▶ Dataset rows
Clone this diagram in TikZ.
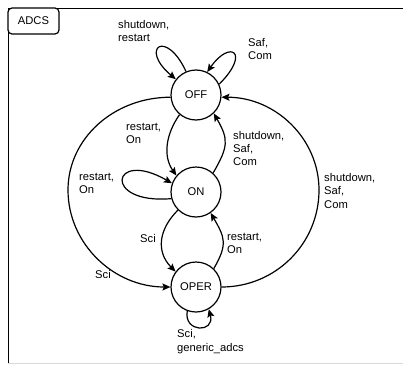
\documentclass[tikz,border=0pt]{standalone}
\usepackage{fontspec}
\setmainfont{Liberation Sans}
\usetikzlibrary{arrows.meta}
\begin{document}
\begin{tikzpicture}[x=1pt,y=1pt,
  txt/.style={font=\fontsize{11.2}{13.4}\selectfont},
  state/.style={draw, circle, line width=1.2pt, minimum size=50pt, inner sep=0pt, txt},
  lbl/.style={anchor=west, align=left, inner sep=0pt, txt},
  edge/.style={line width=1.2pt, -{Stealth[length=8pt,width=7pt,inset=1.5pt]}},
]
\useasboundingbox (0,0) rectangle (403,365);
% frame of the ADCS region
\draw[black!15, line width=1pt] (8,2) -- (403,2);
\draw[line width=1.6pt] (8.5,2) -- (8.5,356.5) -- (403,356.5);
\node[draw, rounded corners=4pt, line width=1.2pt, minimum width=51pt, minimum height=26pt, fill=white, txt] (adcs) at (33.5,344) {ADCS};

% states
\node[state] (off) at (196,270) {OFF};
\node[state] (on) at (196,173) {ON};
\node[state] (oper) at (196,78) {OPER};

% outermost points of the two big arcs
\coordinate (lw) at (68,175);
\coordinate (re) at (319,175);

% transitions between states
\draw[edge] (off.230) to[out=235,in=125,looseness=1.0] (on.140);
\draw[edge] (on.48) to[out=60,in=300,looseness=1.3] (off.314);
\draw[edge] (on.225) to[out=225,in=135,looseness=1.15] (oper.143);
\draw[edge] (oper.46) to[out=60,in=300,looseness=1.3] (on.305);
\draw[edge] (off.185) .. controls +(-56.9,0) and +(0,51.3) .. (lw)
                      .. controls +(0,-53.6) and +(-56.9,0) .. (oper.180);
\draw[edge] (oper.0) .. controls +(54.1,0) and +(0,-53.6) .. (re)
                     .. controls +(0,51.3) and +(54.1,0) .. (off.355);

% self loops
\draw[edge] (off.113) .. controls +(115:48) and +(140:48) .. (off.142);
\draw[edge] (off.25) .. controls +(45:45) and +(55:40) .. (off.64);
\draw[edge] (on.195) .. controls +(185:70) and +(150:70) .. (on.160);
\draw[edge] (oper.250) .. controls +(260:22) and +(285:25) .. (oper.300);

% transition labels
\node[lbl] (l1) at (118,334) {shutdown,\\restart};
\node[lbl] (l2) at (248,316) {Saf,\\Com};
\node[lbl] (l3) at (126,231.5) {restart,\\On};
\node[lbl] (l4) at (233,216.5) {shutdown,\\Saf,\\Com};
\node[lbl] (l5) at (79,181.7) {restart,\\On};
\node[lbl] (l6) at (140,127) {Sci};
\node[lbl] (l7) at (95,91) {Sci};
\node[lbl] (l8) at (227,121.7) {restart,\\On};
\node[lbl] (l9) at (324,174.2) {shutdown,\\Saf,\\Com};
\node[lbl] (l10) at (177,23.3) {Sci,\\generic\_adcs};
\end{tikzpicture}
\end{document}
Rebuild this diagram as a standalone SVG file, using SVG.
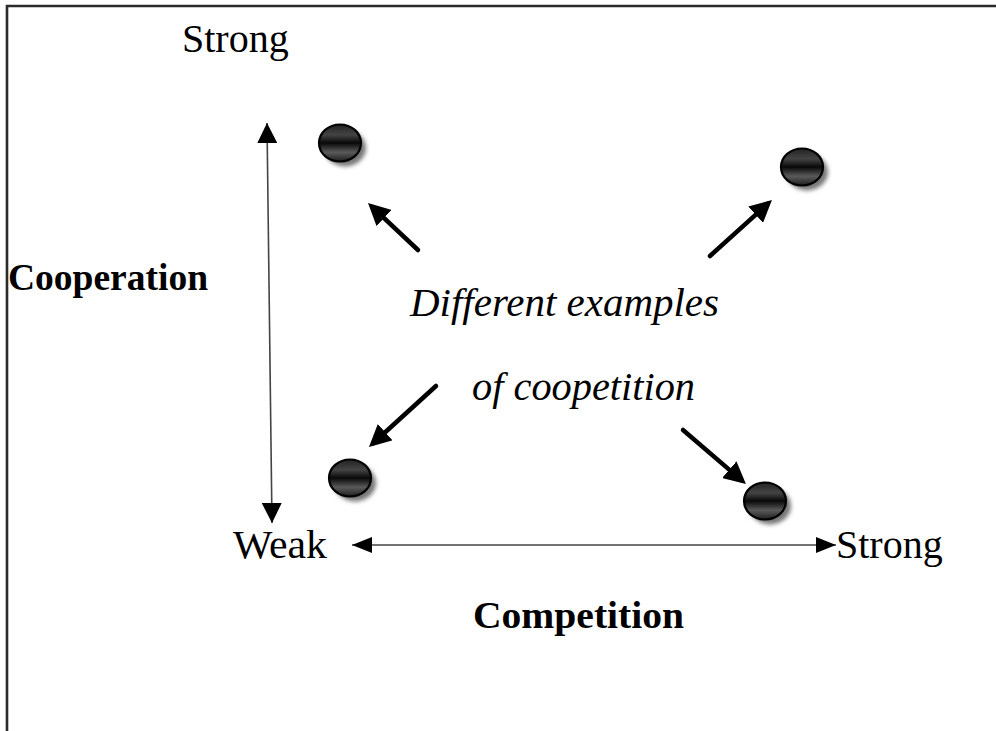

▶ Exercise description
Only the lines from the start of the material through the line containing "and +(54.1,0) .. (off.355);" should be transcribed. Pictures stay out.

▶ Expected output
Clone this diagram in TikZ.
\documentclass[tikz,border=0pt]{standalone}
\usepackage{fontspec}
\setmainfont{Liberation Sans}
\usetikzlibrary{arrows.meta}
\begin{document}
\begin{tikzpicture}[x=1pt,y=1pt,
  txt/.style={font=\fontsize{11.2}{13.4}\selectfont},
  state/.style={draw, circle, line width=1.2pt, minimum size=50pt, inner sep=0pt, txt},
  lbl/.style={anchor=west, align=left, inner sep=0pt, txt},
  edge/.style={line width=1.2pt, -{Stealth[length=8pt,width=7pt,inset=1.5pt]}},
]
\useasboundingbox (0,0) rectangle (403,365);
% frame of the ADCS region
\draw[black!15, line width=1pt] (8,2) -- (403,2);
\draw[line width=1.6pt] (8.5,2) -- (8.5,356.5) -- (403,356.5);
\node[draw, rounded corners=4pt, line width=1.2pt, minimum width=51pt, minimum height=26pt, fill=white, txt] (adcs) at (33.5,344) {ADCS};

% states
\node[state] (off) at (196,270) {OFF};
\node[state] (on) at (196,173) {ON};
\node[state] (oper) at (196,78) {OPER};

% outermost points of the two big arcs
\coordinate (lw) at (68,175);
\coordinate (re) at (319,175);

% transitions between states
\draw[edge] (off.230) to[out=235,in=125,looseness=1.0] (on.140);
\draw[edge] (on.48) to[out=60,in=300,looseness=1.3] (off.314);
\draw[edge] (on.225) to[out=225,in=135,looseness=1.15] (oper.143);
\draw[edge] (oper.46) to[out=60,in=300,looseness=1.3] (on.305);
\draw[edge] (off.185) .. controls +(-56.9,0) and +(0,51.3) .. (lw)
                      .. controls +(0,-53.6) and +(-56.9,0) .. (oper.180);
\draw[edge] (oper.0) .. controls +(54.1,0) and +(0,-53.6) .. (re)
                     .. controls +(0,51.3) and +(54.1,0) .. (off.355);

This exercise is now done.